Kerr, but he said many physicians will remain reticent to prescribe it
until Health Canada comes out with guidelines on dosage, concentration
and best practices for administering the drug.
Dr.
Webb said he doesn’t believe cannabis is stigmatized by his profession.
He notes his colleagues have no problem prescribing a synthetic
marijuana drug named Nabilone, which is used to treat nausea for
chemotherapy patients, because it has gone through all the regulatory
hurdles.
“Let’s study, trial and come
up with some answers in terms of how to work through this [cannabis]
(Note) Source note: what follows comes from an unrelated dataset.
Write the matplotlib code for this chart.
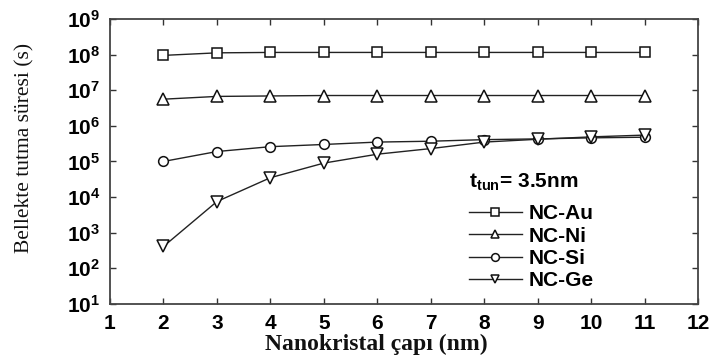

situation with [administering] inhaled, versus vaporized, versus oils,
versus baked products,” said Dr. Webb.
Cindy
Forbes, president of the Canadian Medical Association, declined an
interview request, but issued a statement expressing doctors’ concerns
that Health Canada has exempted the drug from the regulatory
requirements that pharmaceuticals must face.
“The
limited clinical evidence combined with very limited guidance for the
therapeutic use of marijuana pose a challenge for physicians in
providing the best care to patients,” Dr. Forbes wrote.